Trust me I understand there is pressure to perform and do well with other people’s money – there should be – but would anyone consider these extreme dynamics to be healthy and an overall benefit to any industry? Would you aim to create this amount of pressure to follow the herd if you started from scratch?
The second fund went into a bit more detail. Much of the meeting was taken up by his views around the whole philosophy of active investing in the context of the last few years, where active outperformance has become increasingly hard to find.
His view is that everything about the fund must be orientated towards giving him and his team the best chance of beating passive funds, which he sees as his true competitors.

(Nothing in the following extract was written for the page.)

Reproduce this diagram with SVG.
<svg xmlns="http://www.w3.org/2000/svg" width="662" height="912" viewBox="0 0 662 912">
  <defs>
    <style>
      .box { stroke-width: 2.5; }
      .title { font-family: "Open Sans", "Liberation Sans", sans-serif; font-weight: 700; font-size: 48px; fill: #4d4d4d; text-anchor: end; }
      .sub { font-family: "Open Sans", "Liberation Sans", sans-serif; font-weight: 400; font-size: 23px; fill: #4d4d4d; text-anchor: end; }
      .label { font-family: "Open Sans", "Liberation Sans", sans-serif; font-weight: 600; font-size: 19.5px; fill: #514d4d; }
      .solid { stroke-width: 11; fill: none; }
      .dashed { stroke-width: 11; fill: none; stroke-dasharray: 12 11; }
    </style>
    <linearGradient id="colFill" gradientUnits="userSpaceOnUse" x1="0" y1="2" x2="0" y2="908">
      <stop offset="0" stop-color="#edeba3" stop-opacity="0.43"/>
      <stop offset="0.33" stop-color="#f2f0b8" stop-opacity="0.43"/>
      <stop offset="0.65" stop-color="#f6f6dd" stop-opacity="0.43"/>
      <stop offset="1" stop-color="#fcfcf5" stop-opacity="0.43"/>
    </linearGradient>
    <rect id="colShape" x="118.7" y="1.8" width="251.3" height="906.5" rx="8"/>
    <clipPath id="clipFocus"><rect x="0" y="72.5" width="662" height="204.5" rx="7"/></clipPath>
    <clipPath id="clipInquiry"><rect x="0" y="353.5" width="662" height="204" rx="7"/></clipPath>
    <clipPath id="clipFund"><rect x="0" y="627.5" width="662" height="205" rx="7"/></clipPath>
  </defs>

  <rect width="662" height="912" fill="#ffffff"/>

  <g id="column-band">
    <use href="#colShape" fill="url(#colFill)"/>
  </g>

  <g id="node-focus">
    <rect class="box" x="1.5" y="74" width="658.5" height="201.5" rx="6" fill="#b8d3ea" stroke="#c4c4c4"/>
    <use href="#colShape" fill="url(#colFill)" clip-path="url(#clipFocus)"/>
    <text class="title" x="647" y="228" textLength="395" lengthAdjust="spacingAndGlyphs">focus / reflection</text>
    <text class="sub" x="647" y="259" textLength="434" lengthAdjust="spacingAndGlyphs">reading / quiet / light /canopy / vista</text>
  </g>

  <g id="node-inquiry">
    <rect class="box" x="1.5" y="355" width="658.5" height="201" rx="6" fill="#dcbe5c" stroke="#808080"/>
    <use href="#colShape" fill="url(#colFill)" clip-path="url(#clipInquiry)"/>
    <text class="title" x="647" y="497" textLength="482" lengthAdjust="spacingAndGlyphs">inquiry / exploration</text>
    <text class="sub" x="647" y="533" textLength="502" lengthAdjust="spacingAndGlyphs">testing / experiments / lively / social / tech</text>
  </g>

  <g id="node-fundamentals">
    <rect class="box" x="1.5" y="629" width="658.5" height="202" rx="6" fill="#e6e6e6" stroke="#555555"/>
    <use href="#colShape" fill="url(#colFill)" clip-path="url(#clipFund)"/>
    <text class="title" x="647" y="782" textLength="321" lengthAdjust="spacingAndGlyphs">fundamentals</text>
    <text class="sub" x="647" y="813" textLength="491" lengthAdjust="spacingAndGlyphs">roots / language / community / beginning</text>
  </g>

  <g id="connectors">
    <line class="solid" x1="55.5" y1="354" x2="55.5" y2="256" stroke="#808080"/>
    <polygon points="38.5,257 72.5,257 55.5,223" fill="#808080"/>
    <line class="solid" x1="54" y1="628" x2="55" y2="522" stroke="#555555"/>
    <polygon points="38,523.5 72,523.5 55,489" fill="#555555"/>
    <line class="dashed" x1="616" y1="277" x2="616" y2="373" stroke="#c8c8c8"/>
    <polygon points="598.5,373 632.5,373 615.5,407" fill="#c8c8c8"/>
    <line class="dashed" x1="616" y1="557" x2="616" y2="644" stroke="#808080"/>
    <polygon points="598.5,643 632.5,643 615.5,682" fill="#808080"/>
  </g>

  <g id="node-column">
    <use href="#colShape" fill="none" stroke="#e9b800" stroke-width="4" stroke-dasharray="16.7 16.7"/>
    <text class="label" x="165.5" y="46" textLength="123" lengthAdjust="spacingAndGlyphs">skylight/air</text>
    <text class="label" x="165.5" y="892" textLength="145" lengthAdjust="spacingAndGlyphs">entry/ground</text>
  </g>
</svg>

Passive funds naturally buy outperforming companies and sell underperformers. From this starting point, he sees three ways to beat passive funds. First is to invest in outperformers ahead of the index composition, second is to invest in outperformers with a higher concentration than the index, or third is to invest in outperformers with more attractive valuations. Go early, go big, or go cheap.

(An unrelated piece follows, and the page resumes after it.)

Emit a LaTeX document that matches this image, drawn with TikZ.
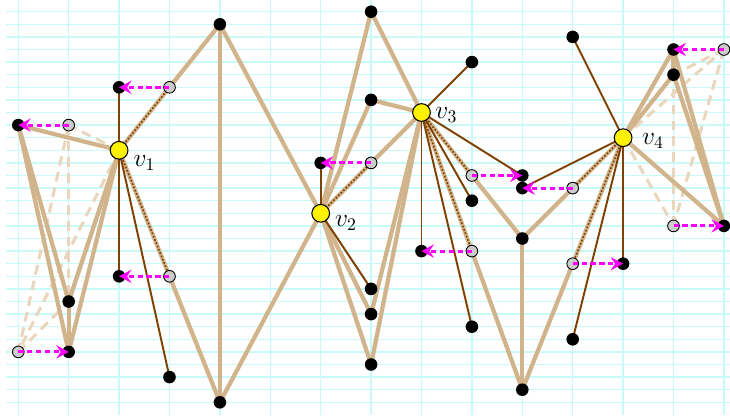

According to Morningstar, just under $900bn of inflows went to index trackers in 2024 vs $165bn of outflows from active funds. Both numbers are dominated by flows in and out of US equities.

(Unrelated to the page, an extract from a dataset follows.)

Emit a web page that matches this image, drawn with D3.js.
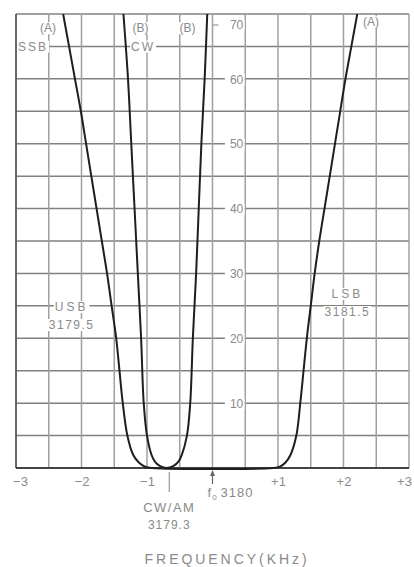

Despite an apparently inbuilt pull towards over-confidence, many investors appear to have thrown in the towel on active investing, particularly in the US. Barely a day seems to go by on social media without a host of articles and posts about the benefits of passive investing. There is a growing narrative that it is “too difficult” to outperform with active management and so we’re better off not trying.
Innovation is not regularly accused of over-confidence and is hardly long enough or clever enough to end the debate around active vs passive investing, but I believe we are in an extreme place and will not necessarily stay there.
The number of stocks outperforming the S&P 500 is currently just below 30%, well below the 21st century average of 47% and a peak of over 65%. It was just below 60% as recently as 2022. The fewer stocks there are outperforming, the more difficult it is for a manager to outperform. This creates a strong tailwind for passive investing.
UCITS rules make it difficult for a fund to be more concentrated than the current level in the US, so one lever of outperformance is effectively unavailable.
This will unwind at some point – I don’t know when, but it will. I was shown not one, but two academic papers this week. One was on this point. If you could forecast changes in concentration then you could build a useful trading strategy around it, but it’s not really forecastable. It appears to mean revert over time, but as ever the timing is the thing you would really want to know.
What about a second lever – invest ahead of the index composition. It might be a little late for that.
Which brings us to the third – valuation. This is the only one available to us right now. I was shown a second academic paper on this point. Essentially it aims to measure the impact of passive funds on the performance and valuation of stocks. Passive funds held around 5% of the US market in 2000, but that increased to more than 25% by 2020.
The paper concludes that passive funds have had a large effect on highly indexed stocks and explains nearly all of the recent outperformance of these companies. As well as the continued dominance of the big tech names, it also explains for example the continued outperformance and premium valuations of large vs small cap indices. There are very few small cap passive funds due to liquidity constraints.
If or when concentration levels drop, you can reasonably expect these trends to reverse, as passive funds become equally enthusiastic sellers.